There's the rub though. AT&T isn't a human, so who do you punish? You can fine
AT&T the company, but that's not punishing the people who left the site like
that, it's punishing the stockholders. Stockholders really don't like to be
liable for the actions of fairly low level subordinates like that, and they
have the political influence to make sure that doesn't happen. You could try
to go after the specific admins who set up the site insecurely, but they're
not unsympathetic people. The ones who do things like this are mostly people
who are overworked or poorly trained through no fault of their own. The people
who are really at fault, then, are the ones who hired admins without proper
training or experience or put so much workload on them that they couldn't
adequately do their jobs, but now you're talking about corporate executives
who (like stockholders) don't like to be personally liable for the actions of
subordinates and who have the political influence to make sure that doesn't
happen.

So we're left with a situation where there is no one good to punish, but we
have to punish _someone_ , don't we? Something bad has happened! So we kill
the messenger. The messenger doesn't have any lobbyists on staff.

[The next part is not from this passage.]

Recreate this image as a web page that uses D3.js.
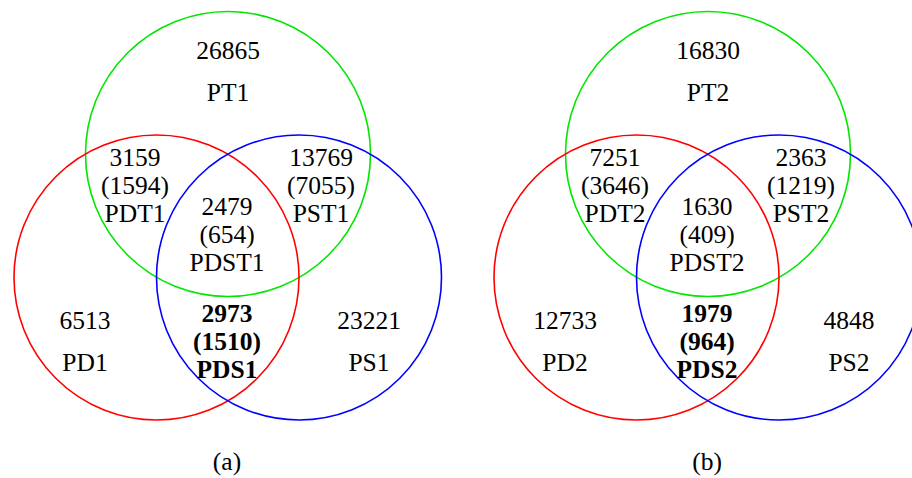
<!DOCTYPE html>
<meta charset="utf-8">
<style>
    body { margin: 0; background: #fff; }
    circle { fill: none; stroke-width: 1.6px; }
</style>
<body>
<script src="https://cdnjs.cloudflare.com/ajax/libs/d3/7.8.5/d3.min.js"></script>
<script>

// Data for the two panels
var panels = ["(a)", "(b)"];
var suffix = ["1", "2"];
var sets = ["T", "D", "S"];
var setColors = ["#00e600", "#ff0000", "#0000ff"];

// region keys, in drawing order
var regions = ["T", "DT", "ST", "DST", "D", "DS", "S"];
var counts1 = [26865, 3159, 13769, 2479, 6513, 2973, 23221];
var counts2 = [16830, 7251, 2363, 1630, 12733, 1979, 4848];
var sub1 = [null, 1594, 7055, 654, null, 1510, null];
var sub2 = [null, 3646, 1219, 409, null, 964, null];
var boldRegion = "DS";

var width = 912, height = 478;
var fontFamily = "'Liberation Serif', 'Times New Roman', Times, serif";
var fontSize = "25.5px";

var svg = d3.select("body").append("svg")
    .attr("width", width)
    .attr("height", height);

// panel offset along x
var px = d3.scaleBand().domain(panels).range([-12, 948]).paddingInner(0);
var r = 142.5;

// circle centres relative to panel centre
var circlePos = {
    T: [0, 154],
    D: [-71.5, 277.5],
    S: [71, 277.5]
};

// label anchor points (x, first baseline) relative to panel centre
var labelPos = {
    T: [0, 58.5],
    DT: [-93, 166],
    ST: [93, 166],
    DST: [-1, 215],
    D: [-143, 329],
    DS: [-1, 322],
    S: [141, 329]
};

var allCounts = [counts1, counts2];
var allSubs = [sub1, sub2];

panels.forEach(function(p, pi) {
    var cx = px(p) + px.bandwidth() / 2;
    var g = svg.append("g")
        .attr("transform", "translate(" + cx + ",0)");

    g.selectAll("circle")
        .data(sets)
        .enter().append("circle")
        .attr("cx", function(d) { return circlePos[d][0]; })
        .attr("cy", function(d) { return circlePos[d][1]; })
        .attr("r", r)
        .attr("stroke", function(d, i) { return setColors[i]; });

    var rows = regions.map(function(key, i) {
        return {
            key: key,
            count: allCounts[pi][i],
            sub: allSubs[pi][i],
            name: "P" + key + suffix[pi]
        };
    });

    var lab = g.selectAll("g.region")
        .data(rows)
        .enter().append("g")
        .attr("class", "region")
        .attr("transform", function(d) {
            return "translate(" + labelPos[d.key][0] + "," + labelPos[d.key][1] + ")";
        });

    lab.each(function(d) {
        var lines;
        var step;
        if (d.sub === null) {
            lines = [d.count, d.name];
            step = 42;
        } else {
            lines = [d.count, "(" + d.sub + ")", d.name];
            step = 28.2;
        }
        d3.select(this).selectAll("text")
            .data(lines)
            .enter().append("text")
            .attr("text-anchor", "middle")
            .attr("y", function(t, i) { return i * step; })
            .style("font-family", fontFamily)
            .style("font-size", fontSize)
            .style("font-weight", d.key === boldRegion ? "bold" : "normal")
            .style("fill", "#000")
            .text(function(t) { return t; });
    });

    g.append("text")
        .attr("x", -1)
        .attr("y", 470)
        .attr("text-anchor", "middle")
        .style("font-family", fontFamily)
        .style("font-size", fontSize)
        .style("fill", "#000")
        .text(p);
});

</script>
</body>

What's missing from all this is that we really don't have to punish anyone.
Just let the vulnerabilities be published. Companies don't want to hear that
because it very publicly makes them look as dumb as they are, but if they
can't stop it by threatening anyone with prison then the only way they can do
it is by maintaining secure systems. Which means they will, or they'll face
the penalties of the court of public opinion.

Where in this dynamic is there a need for intervention by the federal prison
system?